(Rows from a dataset of charts and code)
------
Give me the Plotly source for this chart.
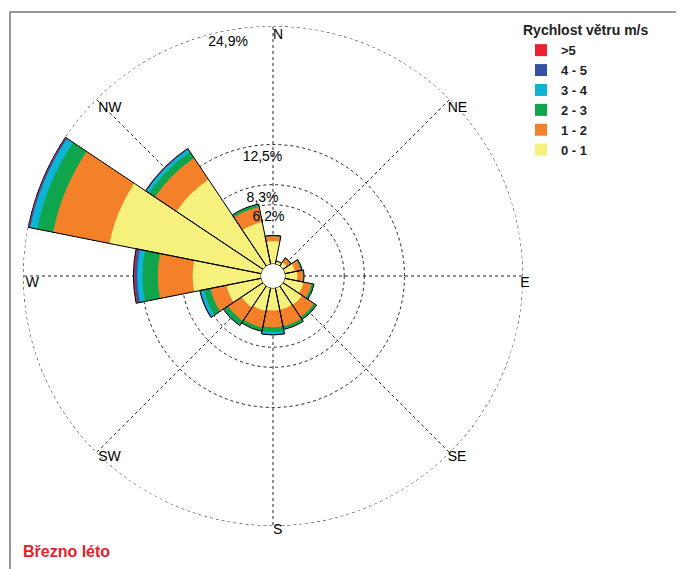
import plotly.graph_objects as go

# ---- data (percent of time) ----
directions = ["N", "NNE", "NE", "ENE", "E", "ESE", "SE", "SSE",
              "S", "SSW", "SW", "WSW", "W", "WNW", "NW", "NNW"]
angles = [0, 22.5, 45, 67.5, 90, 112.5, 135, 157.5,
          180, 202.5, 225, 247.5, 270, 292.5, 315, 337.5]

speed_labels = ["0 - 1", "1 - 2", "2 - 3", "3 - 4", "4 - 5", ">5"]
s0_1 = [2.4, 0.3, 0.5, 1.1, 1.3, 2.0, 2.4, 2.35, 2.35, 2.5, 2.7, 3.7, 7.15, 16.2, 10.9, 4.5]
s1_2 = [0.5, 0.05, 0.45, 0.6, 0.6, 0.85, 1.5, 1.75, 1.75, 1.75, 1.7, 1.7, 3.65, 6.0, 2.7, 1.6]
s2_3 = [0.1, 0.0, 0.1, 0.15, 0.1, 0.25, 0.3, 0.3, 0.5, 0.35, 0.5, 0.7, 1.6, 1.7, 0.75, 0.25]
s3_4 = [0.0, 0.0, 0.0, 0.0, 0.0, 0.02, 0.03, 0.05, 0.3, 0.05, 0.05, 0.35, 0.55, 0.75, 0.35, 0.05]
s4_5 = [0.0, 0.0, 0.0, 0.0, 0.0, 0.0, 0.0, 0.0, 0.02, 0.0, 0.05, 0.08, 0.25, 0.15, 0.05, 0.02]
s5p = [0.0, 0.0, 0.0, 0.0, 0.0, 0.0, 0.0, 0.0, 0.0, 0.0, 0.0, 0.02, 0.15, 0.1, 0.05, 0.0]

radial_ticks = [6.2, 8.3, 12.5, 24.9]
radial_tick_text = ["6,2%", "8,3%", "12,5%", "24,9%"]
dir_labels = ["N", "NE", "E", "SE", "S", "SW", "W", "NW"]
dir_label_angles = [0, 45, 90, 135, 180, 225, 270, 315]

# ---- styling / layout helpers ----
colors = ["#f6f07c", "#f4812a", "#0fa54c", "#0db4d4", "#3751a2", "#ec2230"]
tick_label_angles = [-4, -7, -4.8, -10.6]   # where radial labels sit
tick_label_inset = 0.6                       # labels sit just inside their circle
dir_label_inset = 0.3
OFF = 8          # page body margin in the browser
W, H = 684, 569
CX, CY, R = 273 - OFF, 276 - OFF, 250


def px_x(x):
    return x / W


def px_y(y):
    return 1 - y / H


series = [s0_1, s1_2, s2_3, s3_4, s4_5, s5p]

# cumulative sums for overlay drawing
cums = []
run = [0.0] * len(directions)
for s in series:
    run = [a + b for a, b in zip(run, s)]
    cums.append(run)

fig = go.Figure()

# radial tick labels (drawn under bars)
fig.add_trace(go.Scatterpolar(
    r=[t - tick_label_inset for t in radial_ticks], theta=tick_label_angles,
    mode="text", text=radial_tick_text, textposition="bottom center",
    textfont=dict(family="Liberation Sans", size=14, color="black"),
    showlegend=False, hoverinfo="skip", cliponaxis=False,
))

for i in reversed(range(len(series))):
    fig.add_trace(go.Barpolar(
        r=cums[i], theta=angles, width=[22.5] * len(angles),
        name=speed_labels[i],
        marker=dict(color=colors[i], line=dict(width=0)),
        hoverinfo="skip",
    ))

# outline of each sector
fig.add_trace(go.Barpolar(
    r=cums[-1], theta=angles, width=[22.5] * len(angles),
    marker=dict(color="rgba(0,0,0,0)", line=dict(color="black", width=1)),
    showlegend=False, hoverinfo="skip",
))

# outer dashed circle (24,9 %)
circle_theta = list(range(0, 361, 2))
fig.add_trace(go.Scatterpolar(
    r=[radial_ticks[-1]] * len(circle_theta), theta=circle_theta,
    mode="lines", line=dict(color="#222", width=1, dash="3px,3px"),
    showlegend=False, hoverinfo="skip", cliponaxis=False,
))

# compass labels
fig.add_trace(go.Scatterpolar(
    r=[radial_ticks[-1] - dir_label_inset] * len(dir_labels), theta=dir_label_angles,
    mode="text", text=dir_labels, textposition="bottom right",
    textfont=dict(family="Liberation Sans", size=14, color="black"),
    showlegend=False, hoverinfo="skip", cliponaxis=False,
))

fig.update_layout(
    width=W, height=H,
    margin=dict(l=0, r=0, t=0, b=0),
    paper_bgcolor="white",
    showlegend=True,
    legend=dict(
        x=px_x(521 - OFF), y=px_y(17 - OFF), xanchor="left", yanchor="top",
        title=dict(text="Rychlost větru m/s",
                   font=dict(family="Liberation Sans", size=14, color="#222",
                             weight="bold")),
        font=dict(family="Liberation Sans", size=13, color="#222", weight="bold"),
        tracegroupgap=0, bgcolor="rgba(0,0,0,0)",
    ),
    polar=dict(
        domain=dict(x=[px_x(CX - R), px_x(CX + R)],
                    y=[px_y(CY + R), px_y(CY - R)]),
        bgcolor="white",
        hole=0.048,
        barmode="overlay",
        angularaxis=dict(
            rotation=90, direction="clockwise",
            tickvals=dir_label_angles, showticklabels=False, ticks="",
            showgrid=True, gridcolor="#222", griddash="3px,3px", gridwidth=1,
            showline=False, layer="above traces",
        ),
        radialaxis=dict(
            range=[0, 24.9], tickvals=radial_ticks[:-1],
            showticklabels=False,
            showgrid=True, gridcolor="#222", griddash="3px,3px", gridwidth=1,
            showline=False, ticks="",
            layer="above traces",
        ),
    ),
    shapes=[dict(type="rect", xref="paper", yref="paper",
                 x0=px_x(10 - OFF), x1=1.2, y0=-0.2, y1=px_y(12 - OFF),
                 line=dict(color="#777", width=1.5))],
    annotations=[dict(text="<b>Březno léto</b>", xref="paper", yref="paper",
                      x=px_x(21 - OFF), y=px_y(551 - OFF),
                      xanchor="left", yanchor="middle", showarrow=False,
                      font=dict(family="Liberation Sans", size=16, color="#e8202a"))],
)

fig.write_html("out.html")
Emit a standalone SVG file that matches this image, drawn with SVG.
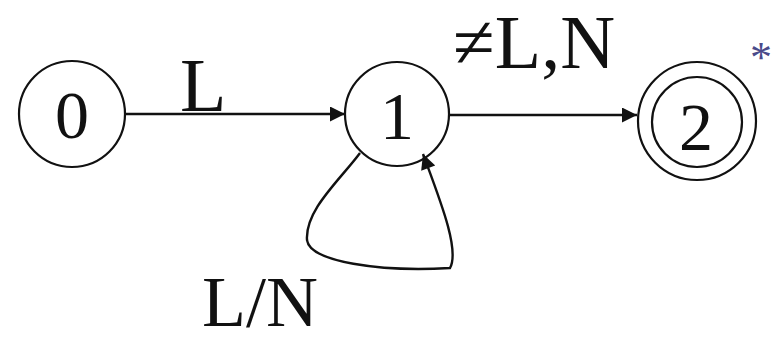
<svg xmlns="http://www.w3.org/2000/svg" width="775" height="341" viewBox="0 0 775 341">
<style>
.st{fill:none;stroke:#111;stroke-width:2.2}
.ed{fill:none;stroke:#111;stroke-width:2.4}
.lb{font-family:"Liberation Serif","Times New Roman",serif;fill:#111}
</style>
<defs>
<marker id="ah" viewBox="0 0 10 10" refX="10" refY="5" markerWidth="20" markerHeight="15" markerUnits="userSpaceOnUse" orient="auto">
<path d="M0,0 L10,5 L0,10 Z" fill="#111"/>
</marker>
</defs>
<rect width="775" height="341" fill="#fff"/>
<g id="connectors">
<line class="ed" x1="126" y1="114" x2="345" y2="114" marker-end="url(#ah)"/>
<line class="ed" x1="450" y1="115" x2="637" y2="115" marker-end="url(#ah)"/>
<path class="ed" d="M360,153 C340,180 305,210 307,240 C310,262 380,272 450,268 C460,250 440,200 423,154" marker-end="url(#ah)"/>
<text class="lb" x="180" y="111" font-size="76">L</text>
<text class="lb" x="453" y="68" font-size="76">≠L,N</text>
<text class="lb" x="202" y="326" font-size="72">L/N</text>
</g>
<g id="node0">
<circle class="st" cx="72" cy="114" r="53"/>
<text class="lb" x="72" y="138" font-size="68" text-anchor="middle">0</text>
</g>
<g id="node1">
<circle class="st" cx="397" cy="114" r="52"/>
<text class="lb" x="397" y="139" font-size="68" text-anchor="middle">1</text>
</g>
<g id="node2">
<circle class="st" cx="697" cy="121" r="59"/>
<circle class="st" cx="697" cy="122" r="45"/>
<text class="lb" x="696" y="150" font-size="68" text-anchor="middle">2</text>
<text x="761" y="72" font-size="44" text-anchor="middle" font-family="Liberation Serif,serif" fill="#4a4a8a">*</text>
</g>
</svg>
------
● **EXERCISE INSTRUCTIONS**
Omit the pictures and write out exactly the lines from the one containing "Emit a standalone" through the last line of the material.

● **OUTPUT**
Emit a standalone SVG file that matches this image, drawn with SVG.
<svg xmlns="http://www.w3.org/2000/svg" width="775" height="341" viewBox="0 0 775 341">
<style>
.st{fill:none;stroke:#111;stroke-width:2.2}
.ed{fill:none;stroke:#111;stroke-width:2.4}
.lb{font-family:"Liberation Serif","Times New Roman",serif;fill:#111}
</style>
<defs>
<marker id="ah" viewBox="0 0 10 10" refX="10" refY="5" markerWidth="20" markerHeight="15" markerUnits="userSpaceOnUse" orient="auto">
<path d="M0,0 L10,5 L0,10 Z" fill="#111"/>
</marker>
</defs>
<rect width="775" height="341" fill="#fff"/>
<g id="connectors">
<line class="ed" x1="126" y1="114" x2="345" y2="114" marker-end="url(#ah)"/>
<line class="ed" x1="450" y1="115" x2="637" y2="115" marker-end="url(#ah)"/>
<path class="ed" d="M360,153 C340,180 305,210 307,240 C310,262 380,272 450,268 C460,250 440,200 423,154" marker-end="url(#ah)"/>
<text class="lb" x="180" y="111" font-size="76">L</text>
<text class="lb" x="453" y="68" font-size="76">≠L,N</text>
<text class="lb" x="202" y="326" font-size="72">L/N</text>
</g>
<g id="node0">
<circle class="st" cx="72" cy="114" r="53"/>
<text class="lb" x="72" y="138" font-size="68" text-anchor="middle">0</text>
</g>
<g id="node1">
<circle class="st" cx="397" cy="114" r="52"/>
<text class="lb" x="397" y="139" font-size="68" text-anchor="middle">1</text>
</g>
<g id="node2">
<circle class="st" cx="697" cy="121" r="59"/>
<circle class="st" cx="697" cy="122" r="45"/>
<text class="lb" x="696" y="150" font-size="68" text-anchor="middle">2</text>
<text x="761" y="72" font-size="44" text-anchor="middle" font-family="Liberation Serif,serif" fill="#4a4a8a">*</text>
</g>
</svg>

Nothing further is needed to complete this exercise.